> _Short exercise_: Can you transcribe every line exactly and leave the pictures behind?

> _Supplied information_:
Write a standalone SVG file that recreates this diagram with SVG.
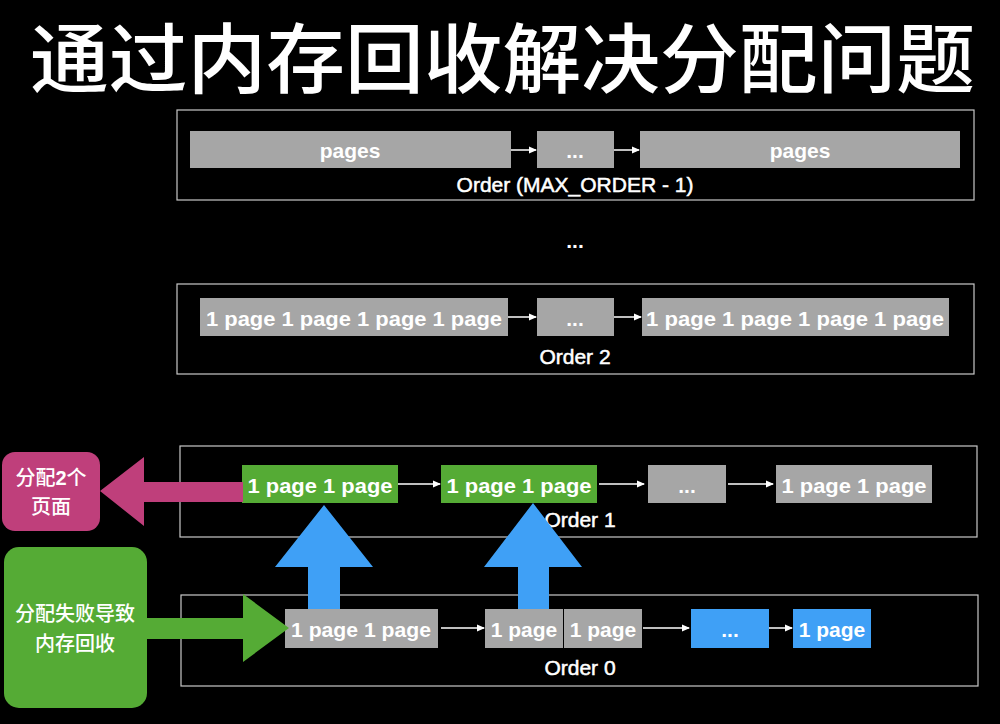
<svg xmlns="http://www.w3.org/2000/svg" width="1000" height="724" viewBox="0 0 1000 724">
<defs>
<marker id="ah" markerWidth="8" markerHeight="8" refX="7" refY="4" orient="auto" markerUnits="userSpaceOnUse">
<path d="M0,0.5 L8,4 L0,7.5 z" fill="#ffffff"/>
</marker>
<style>
.frame{fill:none;stroke:#c8c8c8;stroke-width:1.2}
.gray{fill:#a6a6a6}
.green{fill:#55ab35}
.blue{fill:#3fa0f6}
.pink{fill:#bf3f7b}
.pg{font-family:"Liberation Sans",Arial,sans-serif;font-weight:bold;font-size:21px;fill:#ffffff;text-anchor:middle}
.ord{font-family:"Liberation Sans",Arial,sans-serif;font-size:21px;fill:#ffffff;stroke:#ffffff;stroke-width:0.5;text-anchor:middle}
.cjk{font-family:"Noto Sans CJK SC",sans-serif;font-size:20px;font-weight:500;fill:#ffffff;text-anchor:middle}
.conn{stroke:#ffffff;stroke-width:1.5;fill:none;marker-end:url(#ah)}
</style>
</defs>
<rect width="1000" height="724" fill="#000000"/>
<text x="30" y="87" font-family="'Noto Sans CJK SC',sans-serif" font-weight="500" font-size="76" fill="#ffffff" textLength="945" lengthAdjust="spacingAndGlyphs">通过内存回收解决分配问题</text>

<g id="order-max">
<rect class="frame" x="177" y="110" width="797" height="90"/>
<rect class="gray" x="190" y="131" width="321" height="37"/>
<text class="pg" x="350" y="158">pages</text>
<rect class="gray" x="537" y="131" width="77" height="37"/>
<text class="pg" x="575" y="158">...</text>
<rect class="gray" x="640" y="131" width="320" height="37"/>
<text class="pg" x="800" y="158">pages</text>
<text class="ord" x="575" y="192">Order (MAX_ORDER - 1)</text>
</g>

<g id="ellipsis">
<text class="pg" x="575" y="248">...</text>
</g>

<g id="order-2">
<rect class="frame" x="177" y="284" width="797" height="90"/>
<rect class="gray" x="200" y="298" width="308" height="38"/>
<text class="pg" x="354" y="326" textLength="296" lengthAdjust="spacingAndGlyphs">1 page 1 page 1 page 1 page</text>
<rect class="gray" x="537" y="298" width="77" height="38"/>
<text class="pg" x="575" y="326">...</text>
<rect class="gray" x="642" y="298" width="307" height="38"/>
<text class="pg" x="795" y="326" textLength="298" lengthAdjust="spacingAndGlyphs">1 page 1 page 1 page 1 page</text>
<text class="ord" x="575" y="364">Order 2</text>
</g>

<g id="order-1">
<rect class="frame" x="180" y="446" width="797" height="91"/>
<rect class="green" x="242" y="465" width="156" height="38"/>
<text class="pg" x="320" y="493" textLength="145" lengthAdjust="spacingAndGlyphs">1 page 1 page</text>
<rect class="green" x="441" y="465" width="156" height="38"/>
<text class="pg" x="519" y="493" textLength="145" lengthAdjust="spacingAndGlyphs">1 page  1 page</text>
<rect class="gray" x="648" y="465" width="78" height="38"/>
<text class="pg" x="687" y="493">...</text>
<rect class="gray" x="776" y="465" width="156" height="38"/>
<text class="pg" x="854" y="493" textLength="145" lengthAdjust="spacingAndGlyphs">1 page 1 page</text>
<text class="ord" x="580" y="527">Order 1</text>
</g>

<g id="order-0">
<rect class="frame" x="181" y="595" width="797" height="91"/>
<rect class="gray" x="285" y="609" width="153" height="39"/>
<text class="pg" x="361" y="637" textLength="140" lengthAdjust="spacingAndGlyphs">1 page 1 page</text>
<rect class="gray" x="485" y="609" width="78" height="39"/>
<text class="pg" x="524" y="637">1 page</text>
<rect class="gray" x="564" y="609" width="78" height="39"/>
<text class="pg" x="603" y="637">1 page</text>
<rect class="blue" x="691" y="609" width="78" height="39"/>
<text class="pg" x="730" y="637">...</text>
<rect class="blue" x="793" y="609" width="78" height="39"/>
<text class="pg" x="832" y="637">1 page</text>
<text class="ord" x="580" y="675">Order 0</text>
</g>

<g id="connectors">
<line class="conn" x1="511" y1="150" x2="536" y2="150"/>
<line class="conn" x1="614" y1="150" x2="639" y2="150"/>
<line class="conn" x1="508" y1="317" x2="536" y2="317"/>
<line class="conn" x1="614" y1="317" x2="641" y2="317"/>
<line class="conn" x1="398" y1="484" x2="440" y2="484"/>
<line class="conn" x1="599" y1="484" x2="644" y2="484"/>
<line class="conn" x1="728" y1="484" x2="773" y2="484"/>
<line class="conn" x1="441" y1="628" x2="484" y2="628"/>
<line class="conn" x1="643" y1="628" x2="689" y2="628"/>
<line class="conn" x1="769" y1="628" x2="792" y2="628"/>
<polygon class="pink" points="243,482 144,482 144,457 100,491 144,526 144,502 243,502"/>
<polygon class="green" points="147,618 243,618 243,594 289,628 243,662 243,639 147,639"/>
<polygon class="blue" points="308,609 308,567 275,567 324,505 373,567 340,567 340,609"/>
<polygon class="blue" points="518,609 518,567 484,567 533,503 582,567 549,567 549,609"/>
</g>

<g id="alloc-node">
<rect class="pink" x="2" y="452" width="98" height="79" rx="13"/>
<text class="cjk" x="51" y="485">分配<tspan font-family="'Liberation Sans',sans-serif" font-weight="bold">2</tspan>个</text>
<text class="cjk" x="51" y="514">页面</text>
</g>

<g id="reclaim-node">
<rect class="green" x="4" y="547" width="143" height="161" rx="15"/>
<text class="cjk" x="75" y="621" font-size="21">分配失败导致</text>
<text class="cjk" x="75" y="651" font-size="21">内存回收</text>
</g>
</svg>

> _Answer to the task_:
Write a standalone SVG file that recreates this diagram with SVG.
<svg xmlns="http://www.w3.org/2000/svg" width="1000" height="724" viewBox="0 0 1000 724">
<defs>
<marker id="ah" markerWidth="8" markerHeight="8" refX="7" refY="4" orient="auto" markerUnits="userSpaceOnUse">
<path d="M0,0.5 L8,4 L0,7.5 z" fill="#ffffff"/>
</marker>
<style>
.frame{fill:none;stroke:#c8c8c8;stroke-width:1.2}
.gray{fill:#a6a6a6}
.green{fill:#55ab35}
.blue{fill:#3fa0f6}
.pink{fill:#bf3f7b}
.pg{font-family:"Liberation Sans",Arial,sans-serif;font-weight:bold;font-size:21px;fill:#ffffff;text-anchor:middle}
.ord{font-family:"Liberation Sans",Arial,sans-serif;font-size:21px;fill:#ffffff;stroke:#ffffff;stroke-width:0.5;text-anchor:middle}
.cjk{font-family:"Noto Sans CJK SC",sans-serif;font-size:20px;font-weight:500;fill:#ffffff;text-anchor:middle}
.conn{stroke:#ffffff;stroke-width:1.5;fill:none;marker-end:url(#ah)}
</style>
</defs>
<rect width="1000" height="724" fill="#000000"/>
<text x="30" y="87" font-family="'Noto Sans CJK SC',sans-serif" font-weight="500" font-size="76" fill="#ffffff" textLength="945" lengthAdjust="spacingAndGlyphs">通过内存回收解决分配问题</text>

<g id="order-max">
<rect class="frame" x="177" y="110" width="797" height="90"/>
<rect class="gray" x="190" y="131" width="321" height="37"/>
<text class="pg" x="350" y="158">pages</text>
<rect class="gray" x="537" y="131" width="77" height="37"/>
<text class="pg" x="575" y="158">...</text>
<rect class="gray" x="640" y="131" width="320" height="37"/>
<text class="pg" x="800" y="158">pages</text>
<text class="ord" x="575" y="192">Order (MAX_ORDER - 1)</text>
</g>

<g id="ellipsis">
<text class="pg" x="575" y="248">...</text>
</g>

<g id="order-2">
<rect class="frame" x="177" y="284" width="797" height="90"/>
<rect class="gray" x="200" y="298" width="308" height="38"/>
<text class="pg" x="354" y="326" textLength="296" lengthAdjust="spacingAndGlyphs">1 page 1 page 1 page 1 page</text>
<rect class="gray" x="537" y="298" width="77" height="38"/>
<text class="pg" x="575" y="326">...</text>
<rect class="gray" x="642" y="298" width="307" height="38"/>
<text class="pg" x="795" y="326" textLength="298" lengthAdjust="spacingAndGlyphs">1 page 1 page 1 page 1 page</text>
<text class="ord" x="575" y="364">Order 2</text>
</g>

<g id="order-1">
<rect class="frame" x="180" y="446" width="797" height="91"/>
<rect class="green" x="242" y="465" width="156" height="38"/>
<text class="pg" x="320" y="493" textLength="145" lengthAdjust="spacingAndGlyphs">1 page 1 page</text>
<rect class="green" x="441" y="465" width="156" height="38"/>
<text class="pg" x="519" y="493" textLength="145" lengthAdjust="spacingAndGlyphs">1 page  1 page</text>
<rect class="gray" x="648" y="465" width="78" height="38"/>
<text class="pg" x="687" y="493">...</text>
<rect class="gray" x="776" y="465" width="156" height="38"/>
<text class="pg" x="854" y="493" textLength="145" lengthAdjust="spacingAndGlyphs">1 page 1 page</text>
<text class="ord" x="580" y="527">Order 1</text>
</g>

<g id="order-0">
<rect class="frame" x="181" y="595" width="797" height="91"/>
<rect class="gray" x="285" y="609" width="153" height="39"/>
<text class="pg" x="361" y="637" textLength="140" lengthAdjust="spacingAndGlyphs">1 page 1 page</text>
<rect class="gray" x="485" y="609" width="78" height="39"/>
<text class="pg" x="524" y="637">1 page</text>
<rect class="gray" x="564" y="609" width="78" height="39"/>
<text class="pg" x="603" y="637">1 page</text>
<rect class="blue" x="691" y="609" width="78" height="39"/>
<text class="pg" x="730" y="637">...</text>
<rect class="blue" x="793" y="609" width="78" height="39"/>
<text class="pg" x="832" y="637">1 page</text>
<text class="ord" x="580" y="675">Order 0</text>
</g>

<g id="connectors">
<line class="conn" x1="511" y1="150" x2="536" y2="150"/>
<line class="conn" x1="614" y1="150" x2="639" y2="150"/>
<line class="conn" x1="508" y1="317" x2="536" y2="317"/>
<line class="conn" x1="614" y1="317" x2="641" y2="317"/>
<line class="conn" x1="398" y1="484" x2="440" y2="484"/>
<line class="conn" x1="599" y1="484" x2="644" y2="484"/>
<line class="conn" x1="728" y1="484" x2="773" y2="484"/>
<line class="conn" x1="441" y1="628" x2="484" y2="628"/>
<line class="conn" x1="643" y1="628" x2="689" y2="628"/>
<line class="conn" x1="769" y1="628" x2="792" y2="628"/>
<polygon class="pink" points="243,482 144,482 144,457 100,491 144,526 144,502 243,502"/>
<polygon class="green" points="147,618 243,618 243,594 289,628 243,662 243,639 147,639"/>
<polygon class="blue" points="308,609 308,567 275,567 324,505 373,567 340,567 340,609"/>
<polygon class="blue" points="518,609 518,567 484,567 533,503 582,567 549,567 549,609"/>
</g>

<g id="alloc-node">
<rect class="pink" x="2" y="452" width="98" height="79" rx="13"/>
<text class="cjk" x="51" y="485">分配<tspan font-family="'Liberation Sans',sans-serif" font-weight="bold">2</tspan>个</text>
<text class="cjk" x="51" y="514">页面</text>
</g>

<g id="reclaim-node">
<rect class="green" x="4" y="547" width="143" height="161" rx="15"/>
<text class="cjk" x="75" y="621" font-size="21">分配失败导致</text>
<text class="cjk" x="75" y="651" font-size="21">内存回收</text>
</g>
</svg>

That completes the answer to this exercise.